Mental Health

Research Links Poorly Ventilated Office Buildings to Lower Work Performance

By Drishya Nair | Update Date: Oct 20, 2012 10:44 AM EDT

Don't blame yourself the next time you doze off between a lecture or in your office amid work, as a new research suggests it could be your office that's at fault.

According to U.S. scientists, their research has revealed that the concentration and decision making abilities in people may get affected due to high amount of carbon dioxide in class rooms and in offices, which generally accommodate a large number of people in a small space.

While typical outdoor concentrations are around 380 parts per million (ppm), indoor concentrations can go up to several thousand ppm, Mail Online reported.

Higher concentration of carbon dioxide indoors is usually due to poor ventilation say researchers.

The research by scientists at the State University of New York and the Lawrence Berkeley National Laboratory at the University of California found that carbon dioxide concentrations in offices don't normally exceed 1,000 ppm, except in meeting rooms, where people gather for long hours. Mayb be that's why it becomes difficult to stay up for a meeting!

The concentration of carbon dioxide frequently exceeds 1,000 ppm in classrooms and sometimes may also exceed 3,000 ppm. Though this high concentration has not been found to be harmful to the health, it does affect the decision making ability and thinking capabilities of people, the report said.

The researchers said this was the first research findings to have linked high levels of carbon dioxide and a decline in work performance.

"In our field we have always had a dogma that carbon dioxide, at the levels we find in buildings, is just not important and doesn't have any direct impact on people," study co-author and Berkeley scientist William Fisk was quoted as saying by Mail Online.

"So these results, which were quite unambiguous, were surprising."
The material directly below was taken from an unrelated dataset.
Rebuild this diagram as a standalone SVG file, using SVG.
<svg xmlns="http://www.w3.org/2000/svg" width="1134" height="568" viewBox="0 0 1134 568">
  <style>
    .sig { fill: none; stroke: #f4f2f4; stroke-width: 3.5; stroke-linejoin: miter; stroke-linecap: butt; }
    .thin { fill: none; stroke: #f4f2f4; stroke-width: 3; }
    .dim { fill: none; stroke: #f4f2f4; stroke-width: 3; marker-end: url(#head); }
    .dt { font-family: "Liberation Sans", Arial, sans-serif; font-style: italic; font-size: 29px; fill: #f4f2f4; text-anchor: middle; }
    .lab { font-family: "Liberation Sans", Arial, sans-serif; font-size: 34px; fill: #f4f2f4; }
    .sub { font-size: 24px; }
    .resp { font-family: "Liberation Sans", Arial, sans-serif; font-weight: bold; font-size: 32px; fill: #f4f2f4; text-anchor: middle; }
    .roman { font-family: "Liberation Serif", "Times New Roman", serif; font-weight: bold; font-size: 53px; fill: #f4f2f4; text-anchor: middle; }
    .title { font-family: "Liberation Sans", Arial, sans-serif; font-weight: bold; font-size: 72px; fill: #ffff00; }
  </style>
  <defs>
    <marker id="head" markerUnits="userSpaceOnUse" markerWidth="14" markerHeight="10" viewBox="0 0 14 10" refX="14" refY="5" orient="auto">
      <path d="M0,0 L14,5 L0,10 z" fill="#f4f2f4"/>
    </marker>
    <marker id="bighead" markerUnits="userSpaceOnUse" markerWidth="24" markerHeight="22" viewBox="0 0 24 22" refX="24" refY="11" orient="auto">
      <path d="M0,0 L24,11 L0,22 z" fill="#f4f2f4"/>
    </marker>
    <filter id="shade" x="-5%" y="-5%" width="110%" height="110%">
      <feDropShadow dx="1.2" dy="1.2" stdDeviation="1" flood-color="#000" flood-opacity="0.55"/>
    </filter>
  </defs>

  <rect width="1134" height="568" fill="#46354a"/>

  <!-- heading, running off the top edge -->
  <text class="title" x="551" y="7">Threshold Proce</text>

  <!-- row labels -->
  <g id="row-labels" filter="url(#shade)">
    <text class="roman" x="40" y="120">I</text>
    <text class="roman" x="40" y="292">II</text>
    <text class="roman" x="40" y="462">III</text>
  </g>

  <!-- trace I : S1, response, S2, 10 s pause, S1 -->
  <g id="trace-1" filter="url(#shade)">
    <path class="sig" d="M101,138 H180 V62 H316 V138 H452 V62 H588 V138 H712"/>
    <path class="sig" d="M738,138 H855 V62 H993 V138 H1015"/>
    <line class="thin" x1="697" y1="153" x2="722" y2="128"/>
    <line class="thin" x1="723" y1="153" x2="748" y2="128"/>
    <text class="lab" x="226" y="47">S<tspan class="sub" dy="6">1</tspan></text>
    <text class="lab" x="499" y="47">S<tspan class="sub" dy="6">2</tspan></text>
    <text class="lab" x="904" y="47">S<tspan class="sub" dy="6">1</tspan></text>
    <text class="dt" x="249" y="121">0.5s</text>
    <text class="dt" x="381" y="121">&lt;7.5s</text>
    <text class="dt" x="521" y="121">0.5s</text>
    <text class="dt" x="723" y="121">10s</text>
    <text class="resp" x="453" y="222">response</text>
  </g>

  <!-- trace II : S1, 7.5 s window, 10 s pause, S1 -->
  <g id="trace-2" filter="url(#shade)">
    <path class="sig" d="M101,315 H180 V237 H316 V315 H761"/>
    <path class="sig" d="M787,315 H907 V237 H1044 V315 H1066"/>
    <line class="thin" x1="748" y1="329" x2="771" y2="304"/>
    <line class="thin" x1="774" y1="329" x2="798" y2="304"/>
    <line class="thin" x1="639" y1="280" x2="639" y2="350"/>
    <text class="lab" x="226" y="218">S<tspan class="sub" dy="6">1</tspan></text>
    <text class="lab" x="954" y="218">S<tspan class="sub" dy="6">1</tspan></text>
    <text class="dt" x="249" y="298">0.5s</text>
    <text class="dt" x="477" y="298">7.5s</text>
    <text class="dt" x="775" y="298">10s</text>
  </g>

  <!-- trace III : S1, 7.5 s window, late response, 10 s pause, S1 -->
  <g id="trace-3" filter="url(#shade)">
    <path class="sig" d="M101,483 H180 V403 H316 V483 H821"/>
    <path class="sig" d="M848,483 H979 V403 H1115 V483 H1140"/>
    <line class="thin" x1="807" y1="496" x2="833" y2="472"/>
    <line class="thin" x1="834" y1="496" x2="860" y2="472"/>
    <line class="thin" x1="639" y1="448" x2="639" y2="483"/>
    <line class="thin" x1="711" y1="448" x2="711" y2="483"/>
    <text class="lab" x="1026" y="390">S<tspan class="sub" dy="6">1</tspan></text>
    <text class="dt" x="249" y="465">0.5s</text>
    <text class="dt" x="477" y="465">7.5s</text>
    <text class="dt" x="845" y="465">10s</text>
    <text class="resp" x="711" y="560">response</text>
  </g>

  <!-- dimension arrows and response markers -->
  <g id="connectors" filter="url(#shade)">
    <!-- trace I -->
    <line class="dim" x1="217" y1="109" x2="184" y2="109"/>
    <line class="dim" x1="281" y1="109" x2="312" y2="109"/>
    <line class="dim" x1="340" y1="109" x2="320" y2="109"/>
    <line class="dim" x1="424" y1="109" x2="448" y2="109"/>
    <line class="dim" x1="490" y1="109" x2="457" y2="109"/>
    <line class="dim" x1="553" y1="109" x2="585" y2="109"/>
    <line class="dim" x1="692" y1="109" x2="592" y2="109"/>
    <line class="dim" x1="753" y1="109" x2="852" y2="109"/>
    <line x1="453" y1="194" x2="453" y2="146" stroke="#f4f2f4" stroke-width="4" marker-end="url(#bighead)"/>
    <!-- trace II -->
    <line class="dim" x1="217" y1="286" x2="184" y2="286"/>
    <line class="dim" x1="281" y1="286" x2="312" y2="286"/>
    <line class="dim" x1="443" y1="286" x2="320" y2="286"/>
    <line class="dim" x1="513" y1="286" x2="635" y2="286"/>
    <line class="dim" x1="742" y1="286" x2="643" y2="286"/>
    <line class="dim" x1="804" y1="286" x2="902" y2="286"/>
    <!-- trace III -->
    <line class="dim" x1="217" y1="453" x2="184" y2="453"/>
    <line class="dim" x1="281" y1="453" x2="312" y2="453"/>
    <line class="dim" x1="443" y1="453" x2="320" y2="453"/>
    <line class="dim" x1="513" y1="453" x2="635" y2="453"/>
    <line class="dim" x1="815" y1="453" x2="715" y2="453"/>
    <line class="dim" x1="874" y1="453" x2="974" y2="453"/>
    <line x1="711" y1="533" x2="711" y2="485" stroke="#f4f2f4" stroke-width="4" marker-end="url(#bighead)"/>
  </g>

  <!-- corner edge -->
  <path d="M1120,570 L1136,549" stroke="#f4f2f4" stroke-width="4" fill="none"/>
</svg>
During their research, at carbon dioxide levels of 1,000 ppm, volunteers showed a major decline in performance in six out of nine tests conducted by researchers. The performance dropped further when the level rose to 2,500ppm.

"Previous studies have looked at 10,000 ppm and 20,000 ppm; that's the level at which scientists thought effects started," added Dr Fisk's colleague and co-author Mark Mendell. "That's why these findings are so startling."

Researchers say, that even students who sit in poorly ventilated rooms could be at disadvantage, even though the current study tested work performance and not learning.

Although there needs to be further studies conducted to conclude the results, researchers point to possible economic consequences of energy-efficient buildings, the report said.

"As there's a drive for increasing energy efficiency, there's a push for making buildings tighter and less expensive to run," said Dr Mendell.

"There's some risk that, in that process, adverse effects on occupants will be ignored. If people can't think or perform as well, that could obviously have adverse economic impacts."

The study was published in the journal Environmental Health Perspectives.